• _Exercise brief_
Using the records that appear below, write out exactly the lines from the one with "Clone this chart in seaborn and matplotlib." through the one with "ax = fig.add_axes([0.205, 0.180, 0.742, 0.797])", keeping both end lines.

• _Entries_

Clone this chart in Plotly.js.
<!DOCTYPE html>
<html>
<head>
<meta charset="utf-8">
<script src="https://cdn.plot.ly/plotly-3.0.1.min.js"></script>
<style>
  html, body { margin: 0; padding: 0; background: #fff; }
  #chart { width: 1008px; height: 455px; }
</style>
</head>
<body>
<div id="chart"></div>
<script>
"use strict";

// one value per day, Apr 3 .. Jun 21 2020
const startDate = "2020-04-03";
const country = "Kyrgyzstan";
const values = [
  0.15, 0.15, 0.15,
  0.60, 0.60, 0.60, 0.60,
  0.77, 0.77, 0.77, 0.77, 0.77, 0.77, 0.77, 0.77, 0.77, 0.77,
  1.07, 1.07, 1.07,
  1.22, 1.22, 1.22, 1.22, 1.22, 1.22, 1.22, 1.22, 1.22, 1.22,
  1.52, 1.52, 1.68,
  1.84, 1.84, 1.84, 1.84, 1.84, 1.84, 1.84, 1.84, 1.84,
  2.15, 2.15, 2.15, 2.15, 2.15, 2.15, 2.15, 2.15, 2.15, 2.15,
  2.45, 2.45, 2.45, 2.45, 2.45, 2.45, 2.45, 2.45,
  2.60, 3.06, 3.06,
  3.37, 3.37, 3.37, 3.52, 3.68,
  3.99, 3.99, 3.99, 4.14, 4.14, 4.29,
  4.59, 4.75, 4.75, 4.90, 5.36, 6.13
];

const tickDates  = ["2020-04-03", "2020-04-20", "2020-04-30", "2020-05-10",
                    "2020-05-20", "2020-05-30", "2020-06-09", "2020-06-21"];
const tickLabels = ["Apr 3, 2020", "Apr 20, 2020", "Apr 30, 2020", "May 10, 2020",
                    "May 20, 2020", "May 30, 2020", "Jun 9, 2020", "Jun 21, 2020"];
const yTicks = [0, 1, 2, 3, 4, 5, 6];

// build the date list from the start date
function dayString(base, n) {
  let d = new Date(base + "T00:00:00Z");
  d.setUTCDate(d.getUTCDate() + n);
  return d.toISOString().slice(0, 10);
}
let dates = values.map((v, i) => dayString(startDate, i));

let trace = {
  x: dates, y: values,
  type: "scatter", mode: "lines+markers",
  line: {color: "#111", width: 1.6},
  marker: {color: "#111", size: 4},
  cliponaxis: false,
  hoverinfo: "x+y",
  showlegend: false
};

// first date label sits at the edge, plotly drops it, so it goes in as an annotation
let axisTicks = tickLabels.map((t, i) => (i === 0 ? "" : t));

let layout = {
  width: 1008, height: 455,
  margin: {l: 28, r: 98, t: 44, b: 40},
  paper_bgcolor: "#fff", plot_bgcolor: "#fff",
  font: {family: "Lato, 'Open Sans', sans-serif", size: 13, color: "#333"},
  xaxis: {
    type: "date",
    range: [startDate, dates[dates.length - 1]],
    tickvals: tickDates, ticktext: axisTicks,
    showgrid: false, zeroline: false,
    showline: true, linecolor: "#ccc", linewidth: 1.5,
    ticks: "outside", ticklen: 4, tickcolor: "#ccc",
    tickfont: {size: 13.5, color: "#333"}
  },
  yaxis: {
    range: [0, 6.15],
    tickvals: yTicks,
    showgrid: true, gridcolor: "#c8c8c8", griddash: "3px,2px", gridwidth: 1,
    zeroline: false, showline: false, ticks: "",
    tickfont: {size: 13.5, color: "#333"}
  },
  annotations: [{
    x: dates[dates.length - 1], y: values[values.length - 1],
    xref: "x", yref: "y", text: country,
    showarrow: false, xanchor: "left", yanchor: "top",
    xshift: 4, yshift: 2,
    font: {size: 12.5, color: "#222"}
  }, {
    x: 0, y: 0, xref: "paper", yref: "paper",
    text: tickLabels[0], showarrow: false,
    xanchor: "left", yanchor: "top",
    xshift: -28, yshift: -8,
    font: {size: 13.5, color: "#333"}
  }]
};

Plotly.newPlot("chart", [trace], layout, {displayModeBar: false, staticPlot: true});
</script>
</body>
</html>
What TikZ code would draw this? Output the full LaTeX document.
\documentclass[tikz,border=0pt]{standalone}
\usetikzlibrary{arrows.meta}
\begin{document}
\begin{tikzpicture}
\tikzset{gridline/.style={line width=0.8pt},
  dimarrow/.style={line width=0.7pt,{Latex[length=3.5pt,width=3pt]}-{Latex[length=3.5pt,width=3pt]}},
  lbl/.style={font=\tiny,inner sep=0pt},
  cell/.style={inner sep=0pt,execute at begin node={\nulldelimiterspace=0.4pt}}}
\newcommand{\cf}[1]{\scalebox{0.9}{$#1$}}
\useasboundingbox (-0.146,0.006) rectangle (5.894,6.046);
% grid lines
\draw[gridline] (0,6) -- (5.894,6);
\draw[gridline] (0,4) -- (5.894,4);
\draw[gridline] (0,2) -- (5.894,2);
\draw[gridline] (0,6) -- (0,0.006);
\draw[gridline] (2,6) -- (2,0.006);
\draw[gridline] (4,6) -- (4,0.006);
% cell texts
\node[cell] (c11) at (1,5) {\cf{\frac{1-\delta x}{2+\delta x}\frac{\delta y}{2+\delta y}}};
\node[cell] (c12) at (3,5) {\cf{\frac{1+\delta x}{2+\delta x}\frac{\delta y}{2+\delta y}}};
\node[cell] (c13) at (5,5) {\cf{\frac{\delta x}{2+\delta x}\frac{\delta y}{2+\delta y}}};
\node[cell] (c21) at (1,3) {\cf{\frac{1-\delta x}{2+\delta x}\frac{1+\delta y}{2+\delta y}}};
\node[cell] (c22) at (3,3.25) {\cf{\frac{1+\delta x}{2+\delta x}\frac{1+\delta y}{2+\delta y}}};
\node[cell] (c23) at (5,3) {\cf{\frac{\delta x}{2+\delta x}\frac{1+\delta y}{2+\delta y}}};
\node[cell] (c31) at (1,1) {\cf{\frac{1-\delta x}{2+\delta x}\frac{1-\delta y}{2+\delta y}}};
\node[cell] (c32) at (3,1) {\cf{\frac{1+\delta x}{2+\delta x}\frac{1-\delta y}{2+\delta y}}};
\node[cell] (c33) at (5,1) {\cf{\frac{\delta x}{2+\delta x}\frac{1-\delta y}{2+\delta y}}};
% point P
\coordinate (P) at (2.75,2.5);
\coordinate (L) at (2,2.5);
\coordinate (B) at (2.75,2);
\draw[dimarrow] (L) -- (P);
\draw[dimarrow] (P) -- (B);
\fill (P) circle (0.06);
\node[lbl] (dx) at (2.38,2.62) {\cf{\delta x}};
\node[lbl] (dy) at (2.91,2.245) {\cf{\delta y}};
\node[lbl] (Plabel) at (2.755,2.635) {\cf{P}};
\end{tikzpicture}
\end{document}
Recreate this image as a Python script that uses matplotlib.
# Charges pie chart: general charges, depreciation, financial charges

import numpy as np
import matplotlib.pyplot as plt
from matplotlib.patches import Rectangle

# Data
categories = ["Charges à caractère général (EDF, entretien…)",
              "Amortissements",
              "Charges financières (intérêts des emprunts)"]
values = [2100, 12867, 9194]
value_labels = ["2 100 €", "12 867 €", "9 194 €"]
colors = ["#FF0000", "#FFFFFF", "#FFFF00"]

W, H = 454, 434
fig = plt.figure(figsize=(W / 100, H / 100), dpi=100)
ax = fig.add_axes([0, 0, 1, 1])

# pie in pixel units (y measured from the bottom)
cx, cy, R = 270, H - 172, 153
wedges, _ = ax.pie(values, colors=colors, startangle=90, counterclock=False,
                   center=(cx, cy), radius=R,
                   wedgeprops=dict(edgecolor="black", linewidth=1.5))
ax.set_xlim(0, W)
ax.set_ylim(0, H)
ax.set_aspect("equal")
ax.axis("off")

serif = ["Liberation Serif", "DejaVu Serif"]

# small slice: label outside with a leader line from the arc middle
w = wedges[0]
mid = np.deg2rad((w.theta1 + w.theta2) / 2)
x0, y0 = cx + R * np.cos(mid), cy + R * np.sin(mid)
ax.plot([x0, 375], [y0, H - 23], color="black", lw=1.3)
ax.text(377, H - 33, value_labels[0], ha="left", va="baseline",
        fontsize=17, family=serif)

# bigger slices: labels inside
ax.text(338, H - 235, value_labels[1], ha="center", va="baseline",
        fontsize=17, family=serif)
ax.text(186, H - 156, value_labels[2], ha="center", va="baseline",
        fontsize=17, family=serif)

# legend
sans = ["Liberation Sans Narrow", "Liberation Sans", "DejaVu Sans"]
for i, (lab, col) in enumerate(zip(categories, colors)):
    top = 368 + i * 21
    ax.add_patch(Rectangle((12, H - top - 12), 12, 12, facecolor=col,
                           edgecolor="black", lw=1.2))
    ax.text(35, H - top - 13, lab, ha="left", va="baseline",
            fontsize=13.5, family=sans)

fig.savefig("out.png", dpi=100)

---

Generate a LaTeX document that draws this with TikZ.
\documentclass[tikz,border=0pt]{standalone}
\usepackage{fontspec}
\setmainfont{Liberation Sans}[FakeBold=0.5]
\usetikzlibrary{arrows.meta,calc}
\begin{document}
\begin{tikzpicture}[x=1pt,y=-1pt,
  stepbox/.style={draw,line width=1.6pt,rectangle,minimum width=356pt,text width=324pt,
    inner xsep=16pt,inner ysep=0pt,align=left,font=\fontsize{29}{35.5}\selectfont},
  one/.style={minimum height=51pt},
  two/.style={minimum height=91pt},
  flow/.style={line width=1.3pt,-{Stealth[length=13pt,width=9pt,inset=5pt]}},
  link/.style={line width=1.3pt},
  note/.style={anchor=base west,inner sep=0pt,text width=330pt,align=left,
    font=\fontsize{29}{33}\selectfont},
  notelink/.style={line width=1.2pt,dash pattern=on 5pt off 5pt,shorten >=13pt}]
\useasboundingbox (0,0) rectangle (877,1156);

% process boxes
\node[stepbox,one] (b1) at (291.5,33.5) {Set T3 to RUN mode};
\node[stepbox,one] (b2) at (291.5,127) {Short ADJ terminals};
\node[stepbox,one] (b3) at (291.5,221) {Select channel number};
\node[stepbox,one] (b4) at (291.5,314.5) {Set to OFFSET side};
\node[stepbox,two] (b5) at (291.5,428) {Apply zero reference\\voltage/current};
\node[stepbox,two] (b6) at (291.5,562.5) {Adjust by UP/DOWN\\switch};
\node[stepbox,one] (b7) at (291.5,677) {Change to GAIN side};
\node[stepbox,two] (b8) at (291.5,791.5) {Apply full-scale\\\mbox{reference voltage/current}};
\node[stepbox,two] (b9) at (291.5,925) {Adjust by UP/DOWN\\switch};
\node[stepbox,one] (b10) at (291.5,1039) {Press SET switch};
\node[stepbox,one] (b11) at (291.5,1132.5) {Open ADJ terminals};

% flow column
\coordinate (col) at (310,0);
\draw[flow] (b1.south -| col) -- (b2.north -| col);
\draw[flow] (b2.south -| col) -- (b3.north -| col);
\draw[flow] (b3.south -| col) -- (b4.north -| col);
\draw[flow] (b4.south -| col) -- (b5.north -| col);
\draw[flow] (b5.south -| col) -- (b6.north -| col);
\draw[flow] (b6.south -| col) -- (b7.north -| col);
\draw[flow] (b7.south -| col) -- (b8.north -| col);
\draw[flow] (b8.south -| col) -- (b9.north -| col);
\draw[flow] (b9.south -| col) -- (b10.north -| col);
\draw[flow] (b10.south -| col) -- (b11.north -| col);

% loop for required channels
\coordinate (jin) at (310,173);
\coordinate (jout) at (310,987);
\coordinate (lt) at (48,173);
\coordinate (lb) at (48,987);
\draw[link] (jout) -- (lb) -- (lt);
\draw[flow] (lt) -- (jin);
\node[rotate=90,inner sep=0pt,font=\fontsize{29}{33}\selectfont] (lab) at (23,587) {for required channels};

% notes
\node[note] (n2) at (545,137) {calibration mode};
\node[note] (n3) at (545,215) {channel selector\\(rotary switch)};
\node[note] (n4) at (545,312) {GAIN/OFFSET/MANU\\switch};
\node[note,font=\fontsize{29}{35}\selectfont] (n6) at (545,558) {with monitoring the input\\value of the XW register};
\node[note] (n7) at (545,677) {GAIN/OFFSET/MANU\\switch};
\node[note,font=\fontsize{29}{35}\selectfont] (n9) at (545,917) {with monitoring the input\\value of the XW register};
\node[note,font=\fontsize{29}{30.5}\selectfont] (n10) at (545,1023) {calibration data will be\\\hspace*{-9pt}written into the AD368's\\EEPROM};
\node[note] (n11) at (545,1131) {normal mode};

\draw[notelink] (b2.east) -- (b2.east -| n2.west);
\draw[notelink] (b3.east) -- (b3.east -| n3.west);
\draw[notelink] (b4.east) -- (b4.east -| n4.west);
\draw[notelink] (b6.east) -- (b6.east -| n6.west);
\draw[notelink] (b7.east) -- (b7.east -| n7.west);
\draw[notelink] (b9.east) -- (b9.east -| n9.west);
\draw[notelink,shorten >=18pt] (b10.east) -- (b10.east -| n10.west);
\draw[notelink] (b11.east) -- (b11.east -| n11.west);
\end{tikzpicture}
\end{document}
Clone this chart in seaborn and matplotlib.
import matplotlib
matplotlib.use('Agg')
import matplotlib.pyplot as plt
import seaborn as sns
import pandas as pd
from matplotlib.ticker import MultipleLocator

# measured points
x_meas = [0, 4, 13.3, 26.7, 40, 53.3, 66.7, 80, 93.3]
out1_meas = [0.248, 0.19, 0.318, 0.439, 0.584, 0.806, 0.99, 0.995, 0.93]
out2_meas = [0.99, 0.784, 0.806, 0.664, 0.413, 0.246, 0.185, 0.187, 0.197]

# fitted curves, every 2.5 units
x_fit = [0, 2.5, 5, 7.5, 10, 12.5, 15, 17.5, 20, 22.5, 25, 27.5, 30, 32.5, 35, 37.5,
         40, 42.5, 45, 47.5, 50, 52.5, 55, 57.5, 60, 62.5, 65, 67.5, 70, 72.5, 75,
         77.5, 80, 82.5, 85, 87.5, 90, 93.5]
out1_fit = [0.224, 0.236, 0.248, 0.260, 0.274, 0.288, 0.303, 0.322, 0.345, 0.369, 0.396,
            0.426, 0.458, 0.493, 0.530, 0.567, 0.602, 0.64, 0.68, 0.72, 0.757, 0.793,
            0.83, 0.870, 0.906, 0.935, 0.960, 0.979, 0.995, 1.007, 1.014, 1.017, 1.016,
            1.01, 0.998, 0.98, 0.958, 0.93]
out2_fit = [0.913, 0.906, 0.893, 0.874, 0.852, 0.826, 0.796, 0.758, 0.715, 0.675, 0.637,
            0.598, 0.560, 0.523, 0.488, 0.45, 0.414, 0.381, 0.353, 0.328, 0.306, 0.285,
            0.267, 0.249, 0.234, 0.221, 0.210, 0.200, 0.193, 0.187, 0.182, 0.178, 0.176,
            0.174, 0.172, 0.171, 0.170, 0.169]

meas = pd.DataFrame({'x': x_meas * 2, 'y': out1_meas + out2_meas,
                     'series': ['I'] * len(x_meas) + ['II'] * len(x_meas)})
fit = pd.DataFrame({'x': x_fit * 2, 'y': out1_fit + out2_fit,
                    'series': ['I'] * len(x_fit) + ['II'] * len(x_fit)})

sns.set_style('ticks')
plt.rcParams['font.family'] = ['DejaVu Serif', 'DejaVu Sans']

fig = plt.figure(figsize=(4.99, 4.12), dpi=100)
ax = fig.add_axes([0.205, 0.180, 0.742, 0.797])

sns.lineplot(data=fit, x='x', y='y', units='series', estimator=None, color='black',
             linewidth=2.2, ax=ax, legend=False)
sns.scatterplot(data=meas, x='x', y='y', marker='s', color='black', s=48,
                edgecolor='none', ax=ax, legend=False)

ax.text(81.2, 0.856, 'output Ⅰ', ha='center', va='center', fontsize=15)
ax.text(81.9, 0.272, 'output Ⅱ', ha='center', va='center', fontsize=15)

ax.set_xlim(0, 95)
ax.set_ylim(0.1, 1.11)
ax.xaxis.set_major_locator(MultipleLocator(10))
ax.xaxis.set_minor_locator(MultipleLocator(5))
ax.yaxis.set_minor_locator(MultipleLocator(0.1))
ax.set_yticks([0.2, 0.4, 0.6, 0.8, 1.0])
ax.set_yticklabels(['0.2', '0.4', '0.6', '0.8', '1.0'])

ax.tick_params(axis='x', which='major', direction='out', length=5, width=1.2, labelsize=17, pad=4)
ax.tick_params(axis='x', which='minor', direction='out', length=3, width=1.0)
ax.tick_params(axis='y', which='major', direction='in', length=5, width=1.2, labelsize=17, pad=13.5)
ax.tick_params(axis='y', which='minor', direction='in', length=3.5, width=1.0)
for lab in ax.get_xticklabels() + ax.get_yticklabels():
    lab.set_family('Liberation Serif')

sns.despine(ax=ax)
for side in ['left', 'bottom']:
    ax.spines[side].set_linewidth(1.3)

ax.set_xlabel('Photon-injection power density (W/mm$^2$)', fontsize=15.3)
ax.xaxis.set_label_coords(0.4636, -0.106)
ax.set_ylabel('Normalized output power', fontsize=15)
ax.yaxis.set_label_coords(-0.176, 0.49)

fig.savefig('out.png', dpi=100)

• _The answer_
Clone this chart in seaborn and matplotlib.
import matplotlib
matplotlib.use('Agg')
import matplotlib.pyplot as plt
import seaborn as sns
import pandas as pd
from matplotlib.ticker import MultipleLocator

# measured points
x_meas = [0, 4, 13.3, 26.7, 40, 53.3, 66.7, 80, 93.3]
out1_meas = [0.248, 0.19, 0.318, 0.439, 0.584, 0.806, 0.99, 0.995, 0.93]
out2_meas = [0.99, 0.784, 0.806, 0.664, 0.413, 0.246, 0.185, 0.187, 0.197]

# fitted curves, every 2.5 units
x_fit = [0, 2.5, 5, 7.5, 10, 12.5, 15, 17.5, 20, 22.5, 25, 27.5, 30, 32.5, 35, 37.5,
         40, 42.5, 45, 47.5, 50, 52.5, 55, 57.5, 60, 62.5, 65, 67.5, 70, 72.5, 75,
         77.5, 80, 82.5, 85, 87.5, 90, 93.5]
out1_fit = [0.224, 0.236, 0.248, 0.260, 0.274, 0.288, 0.303, 0.322, 0.345, 0.369, 0.396,
            0.426, 0.458, 0.493, 0.530, 0.567, 0.602, 0.64, 0.68, 0.72, 0.757, 0.793,
            0.83, 0.870, 0.906, 0.935, 0.960, 0.979, 0.995, 1.007, 1.014, 1.017, 1.016,
            1.01, 0.998, 0.98, 0.958, 0.93]
out2_fit = [0.913, 0.906, 0.893, 0.874, 0.852, 0.826, 0.796, 0.758, 0.715, 0.675, 0.637,
            0.598, 0.560, 0.523, 0.488, 0.45, 0.414, 0.381, 0.353, 0.328, 0.306, 0.285,
            0.267, 0.249, 0.234, 0.221, 0.210, 0.200, 0.193, 0.187, 0.182, 0.178, 0.176,
            0.174, 0.172, 0.171, 0.170, 0.169]

meas = pd.DataFrame({'x': x_meas * 2, 'y': out1_meas + out2_meas,
                     'series': ['I'] * len(x_meas) + ['II'] * len(x_meas)})
fit = pd.DataFrame({'x': x_fit * 2, 'y': out1_fit + out2_fit,
                    'series': ['I'] * len(x_fit) + ['II'] * len(x_fit)})

sns.set_style('ticks')
plt.rcParams['font.family'] = ['DejaVu Serif', 'DejaVu Sans']

fig = plt.figure(figsize=(4.99, 4.12), dpi=100)
ax = fig.add_axes([0.205, 0.180, 0.742, 0.797])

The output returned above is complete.